Gather every line that includes the word "LaTeX", please.

Start of Data listing

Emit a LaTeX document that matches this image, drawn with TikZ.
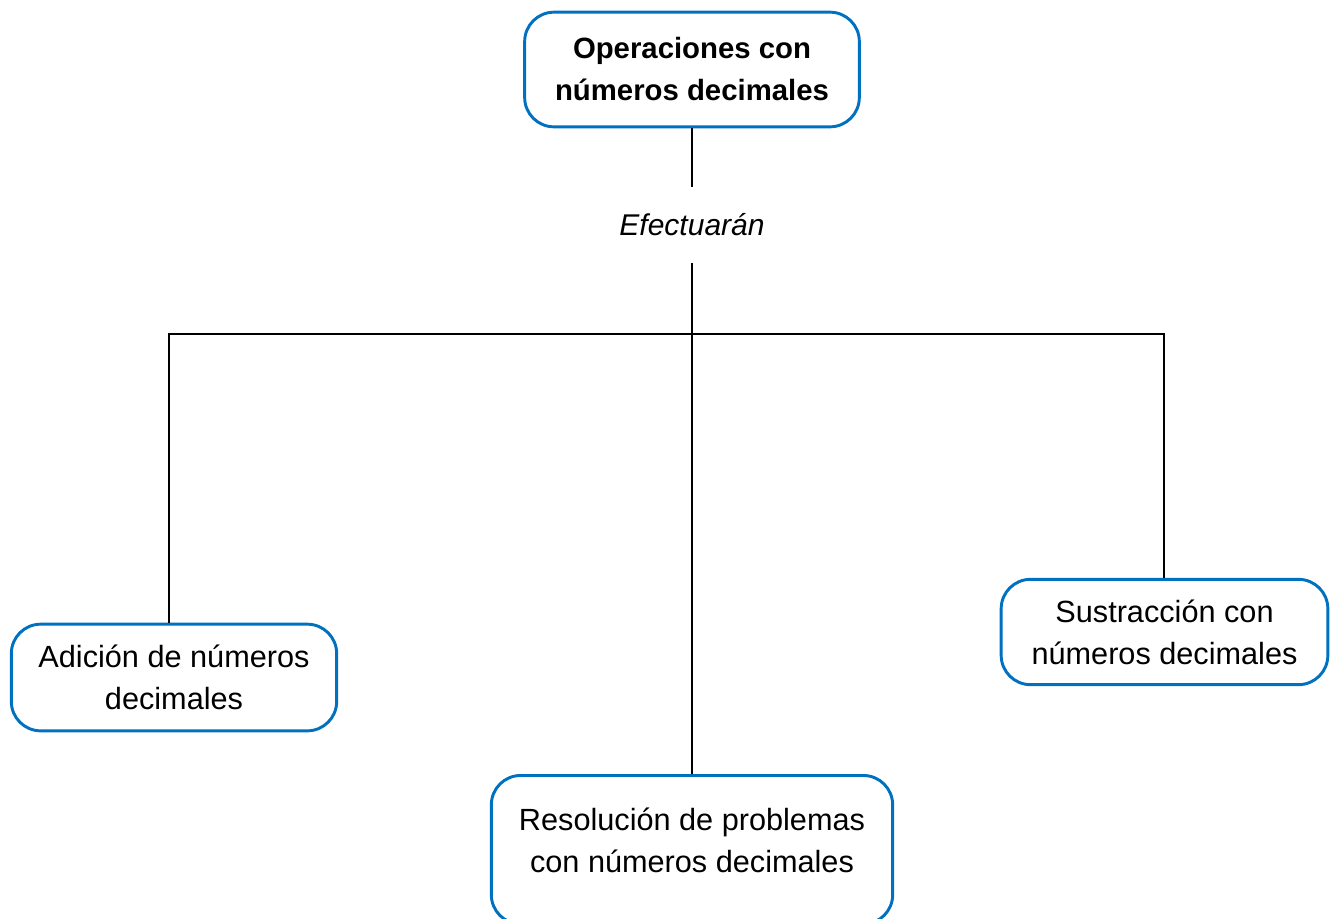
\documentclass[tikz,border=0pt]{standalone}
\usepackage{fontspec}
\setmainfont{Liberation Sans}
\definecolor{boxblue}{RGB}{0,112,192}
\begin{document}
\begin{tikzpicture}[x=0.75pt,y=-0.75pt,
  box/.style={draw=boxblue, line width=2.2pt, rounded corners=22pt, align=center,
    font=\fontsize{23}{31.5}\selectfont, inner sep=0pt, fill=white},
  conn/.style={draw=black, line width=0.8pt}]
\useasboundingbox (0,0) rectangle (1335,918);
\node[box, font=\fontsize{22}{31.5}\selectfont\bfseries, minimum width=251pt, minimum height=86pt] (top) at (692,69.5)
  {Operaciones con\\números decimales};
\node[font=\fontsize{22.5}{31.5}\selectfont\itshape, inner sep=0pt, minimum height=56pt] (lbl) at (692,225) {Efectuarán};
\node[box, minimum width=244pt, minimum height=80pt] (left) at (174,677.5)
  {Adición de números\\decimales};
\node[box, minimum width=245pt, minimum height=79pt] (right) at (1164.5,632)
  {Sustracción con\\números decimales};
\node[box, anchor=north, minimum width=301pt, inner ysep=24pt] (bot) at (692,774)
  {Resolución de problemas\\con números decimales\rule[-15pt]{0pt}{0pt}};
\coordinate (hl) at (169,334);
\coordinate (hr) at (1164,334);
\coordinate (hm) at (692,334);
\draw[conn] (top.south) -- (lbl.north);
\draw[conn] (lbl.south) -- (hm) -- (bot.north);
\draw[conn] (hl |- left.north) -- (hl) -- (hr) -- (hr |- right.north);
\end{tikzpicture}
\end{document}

End of Data listing
Start of Data listing

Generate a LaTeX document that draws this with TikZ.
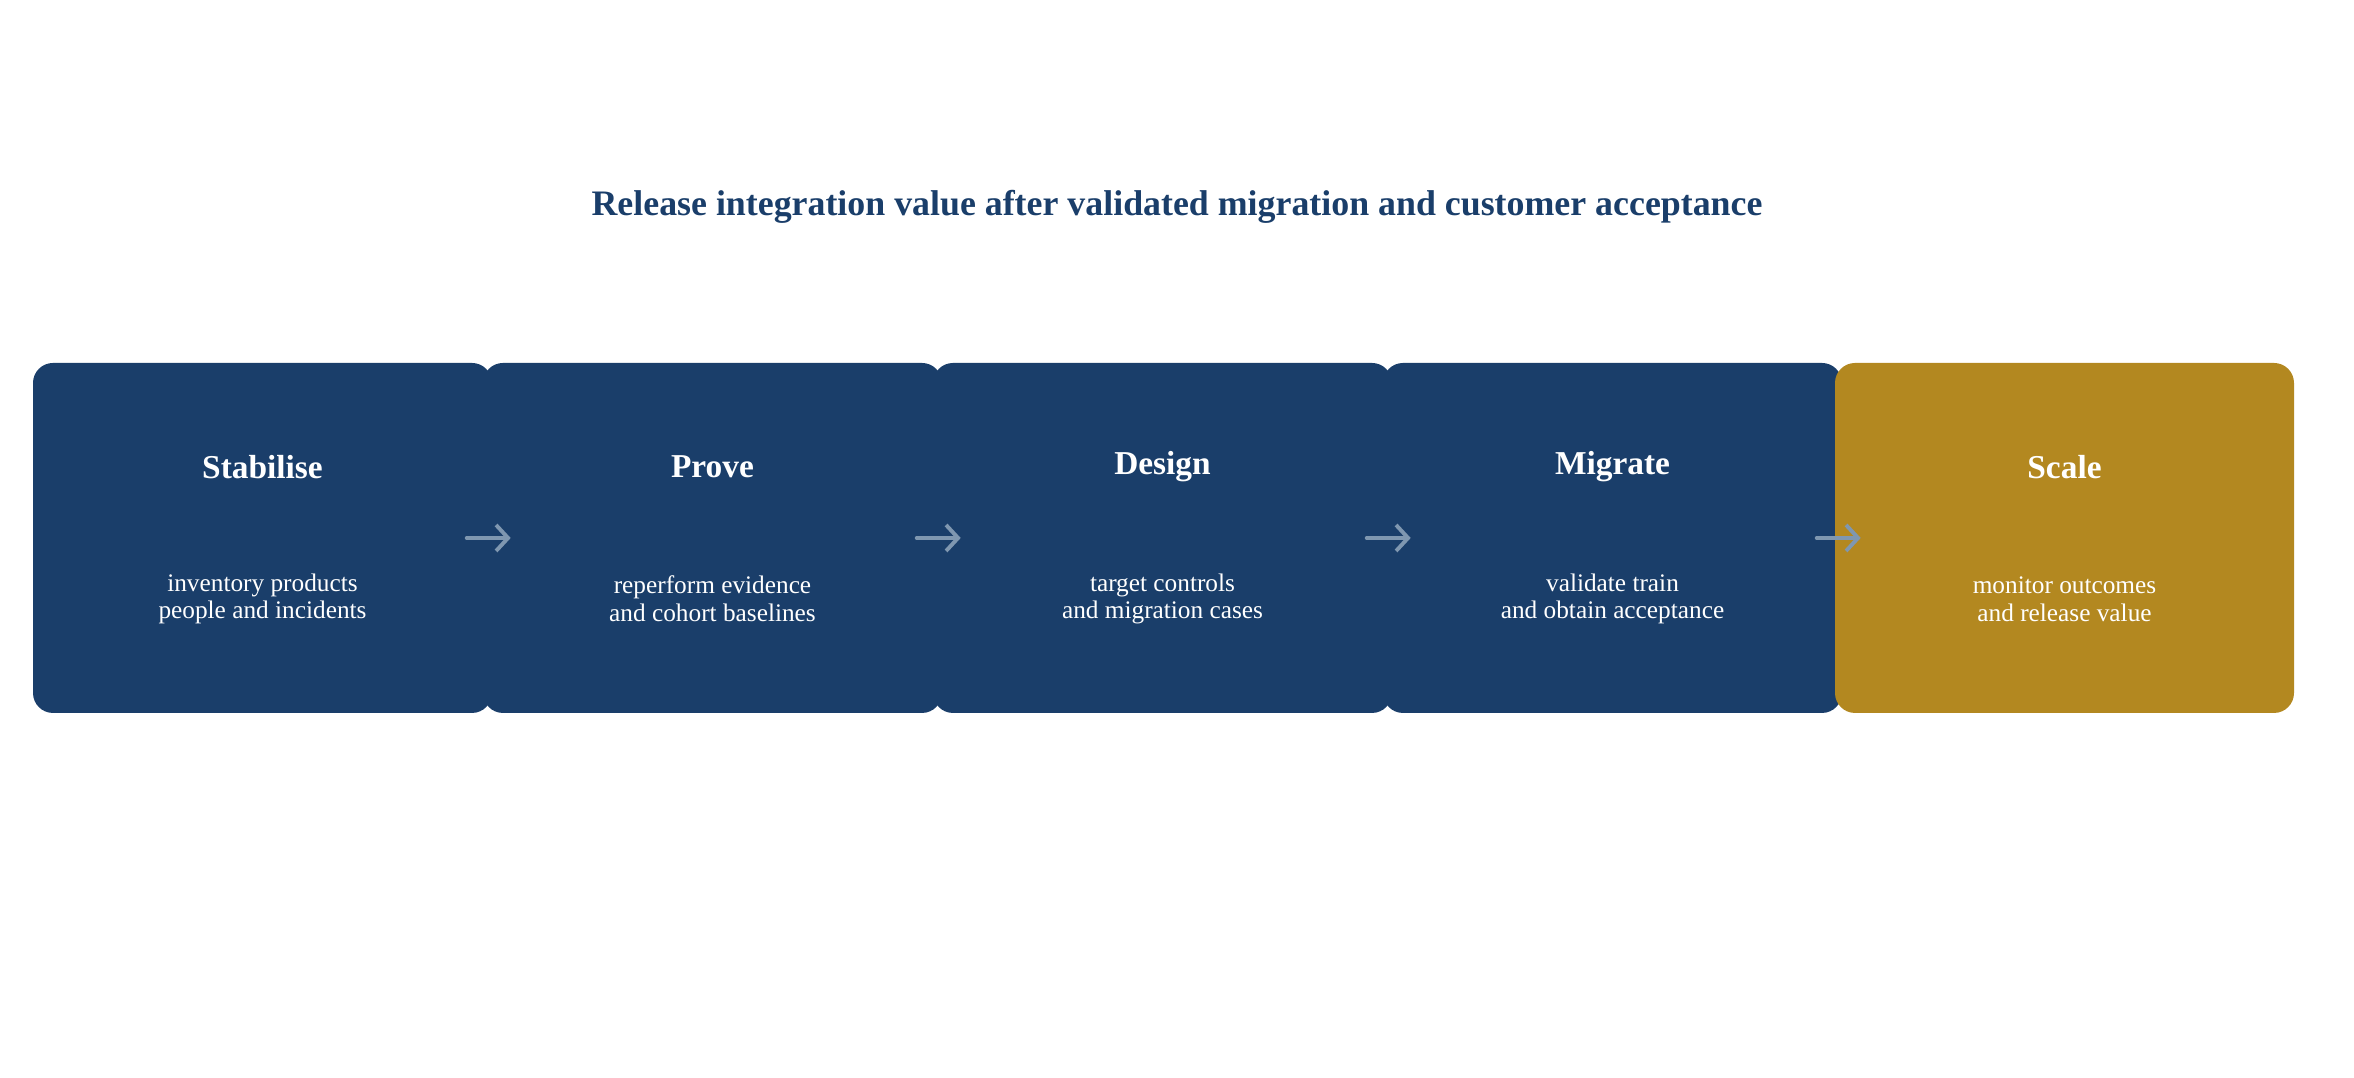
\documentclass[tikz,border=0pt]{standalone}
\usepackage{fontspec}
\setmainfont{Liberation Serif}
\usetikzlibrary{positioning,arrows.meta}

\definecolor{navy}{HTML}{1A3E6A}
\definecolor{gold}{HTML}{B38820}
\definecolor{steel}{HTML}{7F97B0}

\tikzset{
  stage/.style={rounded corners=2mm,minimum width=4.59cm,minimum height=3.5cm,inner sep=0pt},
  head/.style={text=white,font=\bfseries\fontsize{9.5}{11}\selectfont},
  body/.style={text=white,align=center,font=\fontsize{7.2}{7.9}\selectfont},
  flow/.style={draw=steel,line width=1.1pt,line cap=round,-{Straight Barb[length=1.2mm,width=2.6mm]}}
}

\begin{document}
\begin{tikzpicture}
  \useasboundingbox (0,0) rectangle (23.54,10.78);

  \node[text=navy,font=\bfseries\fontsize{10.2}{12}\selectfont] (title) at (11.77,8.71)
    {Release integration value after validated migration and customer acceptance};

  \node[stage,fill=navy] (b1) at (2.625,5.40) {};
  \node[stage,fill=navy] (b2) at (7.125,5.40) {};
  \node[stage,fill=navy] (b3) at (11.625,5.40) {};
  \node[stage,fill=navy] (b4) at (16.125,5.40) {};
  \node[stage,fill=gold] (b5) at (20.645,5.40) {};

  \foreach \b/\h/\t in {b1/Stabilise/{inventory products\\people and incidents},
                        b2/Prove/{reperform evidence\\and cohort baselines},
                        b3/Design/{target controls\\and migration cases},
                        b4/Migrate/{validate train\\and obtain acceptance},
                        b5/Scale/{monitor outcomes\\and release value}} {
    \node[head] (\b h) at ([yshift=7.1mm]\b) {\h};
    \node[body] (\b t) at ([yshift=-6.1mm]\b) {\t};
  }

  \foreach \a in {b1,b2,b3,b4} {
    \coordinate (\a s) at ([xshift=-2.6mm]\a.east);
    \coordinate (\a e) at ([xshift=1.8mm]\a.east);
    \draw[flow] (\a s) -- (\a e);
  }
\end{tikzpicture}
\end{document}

End of Data listing

Finished answer:
Emit a LaTeX document that matches this image, drawn with TikZ.
Generate a LaTeX document that draws this with TikZ.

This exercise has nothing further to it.